● **Stated problem**: Filter the records below down to lines containing "page".

● **Records shown**:
——

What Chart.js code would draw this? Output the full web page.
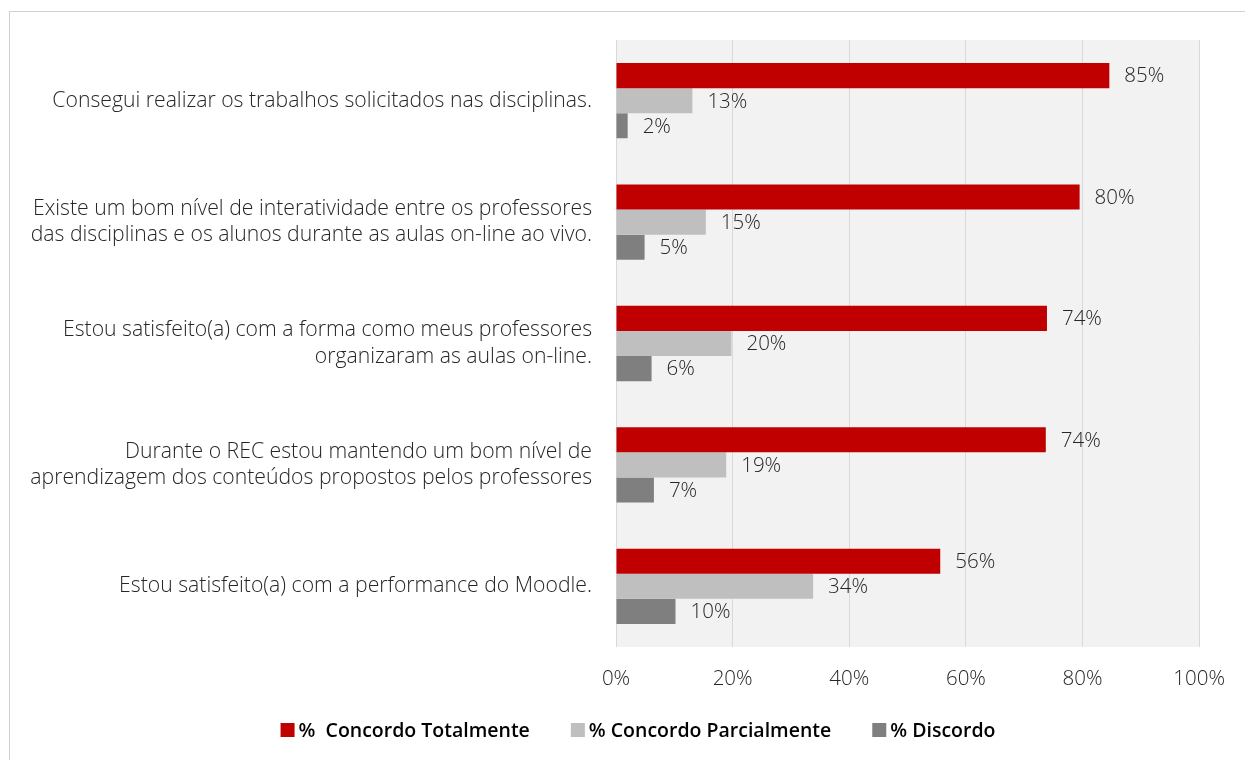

——

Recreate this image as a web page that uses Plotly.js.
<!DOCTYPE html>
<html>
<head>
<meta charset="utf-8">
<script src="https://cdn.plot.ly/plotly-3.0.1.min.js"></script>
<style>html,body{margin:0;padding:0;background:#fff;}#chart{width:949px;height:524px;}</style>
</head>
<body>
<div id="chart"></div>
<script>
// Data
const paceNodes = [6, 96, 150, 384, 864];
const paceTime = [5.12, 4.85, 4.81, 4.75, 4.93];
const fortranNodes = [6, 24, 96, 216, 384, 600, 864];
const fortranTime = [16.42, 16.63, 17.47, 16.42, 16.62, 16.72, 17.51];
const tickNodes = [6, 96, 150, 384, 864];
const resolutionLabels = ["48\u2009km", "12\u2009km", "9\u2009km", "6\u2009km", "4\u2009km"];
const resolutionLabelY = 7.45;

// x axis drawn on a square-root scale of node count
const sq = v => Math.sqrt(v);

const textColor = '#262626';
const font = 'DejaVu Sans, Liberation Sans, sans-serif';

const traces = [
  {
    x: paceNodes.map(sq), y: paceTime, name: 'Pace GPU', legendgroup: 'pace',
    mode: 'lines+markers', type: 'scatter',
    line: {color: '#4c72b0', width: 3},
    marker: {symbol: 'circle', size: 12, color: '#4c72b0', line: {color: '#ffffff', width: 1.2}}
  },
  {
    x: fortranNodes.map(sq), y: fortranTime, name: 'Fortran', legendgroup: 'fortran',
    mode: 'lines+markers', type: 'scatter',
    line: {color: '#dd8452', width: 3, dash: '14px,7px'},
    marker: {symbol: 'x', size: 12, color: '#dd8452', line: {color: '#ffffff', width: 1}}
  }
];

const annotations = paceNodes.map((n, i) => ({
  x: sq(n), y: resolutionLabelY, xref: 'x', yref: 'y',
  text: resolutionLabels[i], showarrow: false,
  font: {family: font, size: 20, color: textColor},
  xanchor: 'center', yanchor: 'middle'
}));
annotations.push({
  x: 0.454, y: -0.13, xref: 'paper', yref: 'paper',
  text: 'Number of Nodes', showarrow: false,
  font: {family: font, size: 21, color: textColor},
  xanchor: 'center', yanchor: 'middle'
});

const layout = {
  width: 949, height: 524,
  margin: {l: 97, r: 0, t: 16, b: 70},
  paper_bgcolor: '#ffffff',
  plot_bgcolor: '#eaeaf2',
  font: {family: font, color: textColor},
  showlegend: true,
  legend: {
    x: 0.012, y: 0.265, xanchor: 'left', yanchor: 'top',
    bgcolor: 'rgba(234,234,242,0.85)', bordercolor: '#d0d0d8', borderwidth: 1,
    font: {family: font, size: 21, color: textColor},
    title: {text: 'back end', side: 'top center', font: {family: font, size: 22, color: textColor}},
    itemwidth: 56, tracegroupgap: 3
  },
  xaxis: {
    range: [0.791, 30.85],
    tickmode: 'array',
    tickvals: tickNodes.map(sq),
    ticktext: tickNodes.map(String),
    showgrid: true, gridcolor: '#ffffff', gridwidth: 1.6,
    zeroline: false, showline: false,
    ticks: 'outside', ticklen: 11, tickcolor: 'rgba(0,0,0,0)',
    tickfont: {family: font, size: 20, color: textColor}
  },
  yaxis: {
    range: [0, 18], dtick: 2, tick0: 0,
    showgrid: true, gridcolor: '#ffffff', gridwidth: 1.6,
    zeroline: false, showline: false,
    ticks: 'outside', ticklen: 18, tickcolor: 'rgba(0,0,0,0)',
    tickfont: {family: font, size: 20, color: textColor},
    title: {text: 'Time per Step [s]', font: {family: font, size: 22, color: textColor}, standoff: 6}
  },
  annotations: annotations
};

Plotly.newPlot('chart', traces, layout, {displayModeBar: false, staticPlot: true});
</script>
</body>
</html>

——

● **Task result**:
What Chart.js code would draw this? Output the full web page.
Recreate this image as a web page that uses Plotly.js.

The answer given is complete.